* **RECORDED DATA**
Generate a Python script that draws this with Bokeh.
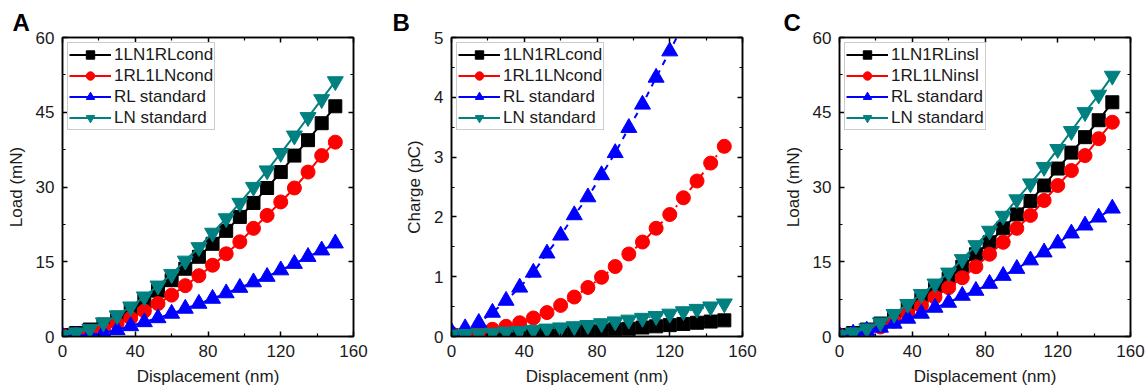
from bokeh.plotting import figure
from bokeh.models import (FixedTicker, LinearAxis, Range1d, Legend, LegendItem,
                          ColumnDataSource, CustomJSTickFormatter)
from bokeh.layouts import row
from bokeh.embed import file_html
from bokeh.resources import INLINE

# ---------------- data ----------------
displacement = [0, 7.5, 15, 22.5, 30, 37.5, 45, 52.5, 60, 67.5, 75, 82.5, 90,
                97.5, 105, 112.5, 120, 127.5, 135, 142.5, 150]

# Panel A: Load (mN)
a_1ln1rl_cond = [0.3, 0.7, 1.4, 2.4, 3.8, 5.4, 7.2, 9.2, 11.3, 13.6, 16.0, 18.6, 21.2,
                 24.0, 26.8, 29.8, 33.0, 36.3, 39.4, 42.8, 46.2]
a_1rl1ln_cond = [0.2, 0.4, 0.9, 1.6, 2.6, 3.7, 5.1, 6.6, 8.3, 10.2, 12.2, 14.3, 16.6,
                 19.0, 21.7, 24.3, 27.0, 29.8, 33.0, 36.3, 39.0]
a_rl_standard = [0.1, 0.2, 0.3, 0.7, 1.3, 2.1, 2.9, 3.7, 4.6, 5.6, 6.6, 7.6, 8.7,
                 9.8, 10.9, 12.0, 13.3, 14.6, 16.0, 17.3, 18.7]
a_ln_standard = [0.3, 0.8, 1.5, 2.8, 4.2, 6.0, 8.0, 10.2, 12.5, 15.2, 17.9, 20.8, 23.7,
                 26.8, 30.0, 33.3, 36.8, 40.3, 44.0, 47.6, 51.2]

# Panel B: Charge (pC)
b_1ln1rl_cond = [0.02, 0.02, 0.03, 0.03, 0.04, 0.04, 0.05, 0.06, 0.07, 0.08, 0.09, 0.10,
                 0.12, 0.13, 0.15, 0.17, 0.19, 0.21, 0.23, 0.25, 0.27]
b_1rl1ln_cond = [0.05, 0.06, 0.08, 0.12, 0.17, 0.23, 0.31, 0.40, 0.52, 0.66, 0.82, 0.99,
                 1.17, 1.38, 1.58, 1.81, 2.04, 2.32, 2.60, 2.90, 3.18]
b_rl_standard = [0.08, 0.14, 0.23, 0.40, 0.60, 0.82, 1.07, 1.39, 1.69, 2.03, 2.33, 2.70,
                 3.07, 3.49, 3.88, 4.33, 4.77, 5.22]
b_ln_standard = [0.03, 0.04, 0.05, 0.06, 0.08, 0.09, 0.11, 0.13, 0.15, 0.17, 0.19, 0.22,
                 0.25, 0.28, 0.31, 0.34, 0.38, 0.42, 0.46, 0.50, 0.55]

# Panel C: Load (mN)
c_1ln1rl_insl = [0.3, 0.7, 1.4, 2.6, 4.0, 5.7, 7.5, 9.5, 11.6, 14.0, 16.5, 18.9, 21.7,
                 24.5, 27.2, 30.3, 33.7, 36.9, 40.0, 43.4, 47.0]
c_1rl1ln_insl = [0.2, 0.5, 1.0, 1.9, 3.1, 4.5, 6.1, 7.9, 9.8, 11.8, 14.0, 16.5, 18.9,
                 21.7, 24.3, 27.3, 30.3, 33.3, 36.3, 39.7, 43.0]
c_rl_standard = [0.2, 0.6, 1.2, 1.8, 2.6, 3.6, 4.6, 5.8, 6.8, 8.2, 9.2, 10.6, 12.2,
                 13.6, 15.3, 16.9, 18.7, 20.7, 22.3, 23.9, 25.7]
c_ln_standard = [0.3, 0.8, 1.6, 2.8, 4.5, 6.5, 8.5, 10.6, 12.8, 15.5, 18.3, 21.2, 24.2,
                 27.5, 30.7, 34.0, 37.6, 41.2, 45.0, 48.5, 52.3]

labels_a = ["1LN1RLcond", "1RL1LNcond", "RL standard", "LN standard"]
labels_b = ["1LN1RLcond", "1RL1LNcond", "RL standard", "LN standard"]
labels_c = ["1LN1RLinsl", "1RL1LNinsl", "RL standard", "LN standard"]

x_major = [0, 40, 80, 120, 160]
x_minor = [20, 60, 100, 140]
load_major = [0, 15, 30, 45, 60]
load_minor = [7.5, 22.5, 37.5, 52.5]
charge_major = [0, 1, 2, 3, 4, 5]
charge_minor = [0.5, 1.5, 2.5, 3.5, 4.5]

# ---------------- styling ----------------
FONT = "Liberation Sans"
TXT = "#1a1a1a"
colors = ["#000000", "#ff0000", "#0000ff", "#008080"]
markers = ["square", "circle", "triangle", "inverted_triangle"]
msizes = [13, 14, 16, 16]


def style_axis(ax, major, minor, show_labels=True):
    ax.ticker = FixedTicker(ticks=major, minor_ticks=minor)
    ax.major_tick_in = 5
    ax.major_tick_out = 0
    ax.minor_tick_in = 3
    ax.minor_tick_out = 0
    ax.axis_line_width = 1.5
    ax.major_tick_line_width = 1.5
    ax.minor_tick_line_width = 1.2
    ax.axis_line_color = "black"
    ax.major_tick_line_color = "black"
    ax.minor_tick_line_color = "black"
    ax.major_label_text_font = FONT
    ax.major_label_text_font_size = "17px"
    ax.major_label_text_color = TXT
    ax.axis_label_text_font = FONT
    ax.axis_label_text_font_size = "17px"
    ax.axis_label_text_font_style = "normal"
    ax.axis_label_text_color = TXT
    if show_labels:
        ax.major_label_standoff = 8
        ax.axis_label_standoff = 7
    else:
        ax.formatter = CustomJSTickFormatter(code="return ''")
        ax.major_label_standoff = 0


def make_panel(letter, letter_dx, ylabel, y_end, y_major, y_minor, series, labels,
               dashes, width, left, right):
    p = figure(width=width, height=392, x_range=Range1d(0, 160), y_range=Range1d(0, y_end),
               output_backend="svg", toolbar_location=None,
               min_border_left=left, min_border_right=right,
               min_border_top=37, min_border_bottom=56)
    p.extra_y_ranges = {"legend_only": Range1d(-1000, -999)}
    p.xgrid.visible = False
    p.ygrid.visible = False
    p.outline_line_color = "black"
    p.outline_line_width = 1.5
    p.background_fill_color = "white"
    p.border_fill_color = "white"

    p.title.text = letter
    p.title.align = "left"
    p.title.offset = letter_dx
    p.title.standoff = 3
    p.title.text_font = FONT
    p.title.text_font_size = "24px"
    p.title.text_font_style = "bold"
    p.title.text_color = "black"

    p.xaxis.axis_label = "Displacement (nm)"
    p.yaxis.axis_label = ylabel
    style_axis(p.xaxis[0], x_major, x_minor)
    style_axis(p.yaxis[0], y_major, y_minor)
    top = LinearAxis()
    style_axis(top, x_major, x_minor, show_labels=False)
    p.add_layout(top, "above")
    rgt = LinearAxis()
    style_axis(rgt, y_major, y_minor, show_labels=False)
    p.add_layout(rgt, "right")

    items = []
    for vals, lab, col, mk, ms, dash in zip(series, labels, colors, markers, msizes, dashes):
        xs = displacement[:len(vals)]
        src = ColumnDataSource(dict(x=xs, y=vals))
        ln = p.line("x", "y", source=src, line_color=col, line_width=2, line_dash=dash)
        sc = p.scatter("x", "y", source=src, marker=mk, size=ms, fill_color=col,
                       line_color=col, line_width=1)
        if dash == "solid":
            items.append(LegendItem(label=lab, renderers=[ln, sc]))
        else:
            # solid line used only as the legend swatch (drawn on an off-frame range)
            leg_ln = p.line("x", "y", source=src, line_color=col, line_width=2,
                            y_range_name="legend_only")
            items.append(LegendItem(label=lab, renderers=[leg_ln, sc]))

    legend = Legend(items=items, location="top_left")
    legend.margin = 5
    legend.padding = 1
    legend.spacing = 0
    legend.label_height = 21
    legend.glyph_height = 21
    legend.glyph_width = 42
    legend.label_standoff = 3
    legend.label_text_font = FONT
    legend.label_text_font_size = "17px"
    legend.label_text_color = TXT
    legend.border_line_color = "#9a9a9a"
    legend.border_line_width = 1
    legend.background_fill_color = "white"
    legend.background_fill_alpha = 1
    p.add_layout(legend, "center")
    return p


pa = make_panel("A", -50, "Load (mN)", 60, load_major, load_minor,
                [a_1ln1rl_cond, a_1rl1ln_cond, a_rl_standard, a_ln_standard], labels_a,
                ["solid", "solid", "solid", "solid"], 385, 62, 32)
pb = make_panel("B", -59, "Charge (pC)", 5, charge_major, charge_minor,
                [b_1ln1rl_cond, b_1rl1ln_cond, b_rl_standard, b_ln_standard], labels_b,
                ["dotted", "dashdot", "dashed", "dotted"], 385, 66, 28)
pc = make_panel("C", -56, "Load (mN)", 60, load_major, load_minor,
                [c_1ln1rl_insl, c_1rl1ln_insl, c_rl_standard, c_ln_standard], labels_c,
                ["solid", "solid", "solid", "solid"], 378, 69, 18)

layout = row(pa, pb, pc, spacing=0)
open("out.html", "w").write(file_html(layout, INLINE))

* **REQUEST**
Repeat the listing above up to and including the line with "97.5, 105, 112.5, 120, 127.5, 135, 142.5, 150]", starting from its first line. Drop any pictures.

* **RESPONSE TO THIS EXERCISE**
Generate a Python script that draws this with Bokeh.
from bokeh.plotting import figure
from bokeh.models import (FixedTicker, LinearAxis, Range1d, Legend, LegendItem,
                          ColumnDataSource, CustomJSTickFormatter)
from bokeh.layouts import row
from bokeh.embed import file_html
from bokeh.resources import INLINE

# ---------------- data ----------------
displacement = [0, 7.5, 15, 22.5, 30, 37.5, 45, 52.5, 60, 67.5, 75, 82.5, 90,
                97.5, 105, 112.5, 120, 127.5, 135, 142.5, 150]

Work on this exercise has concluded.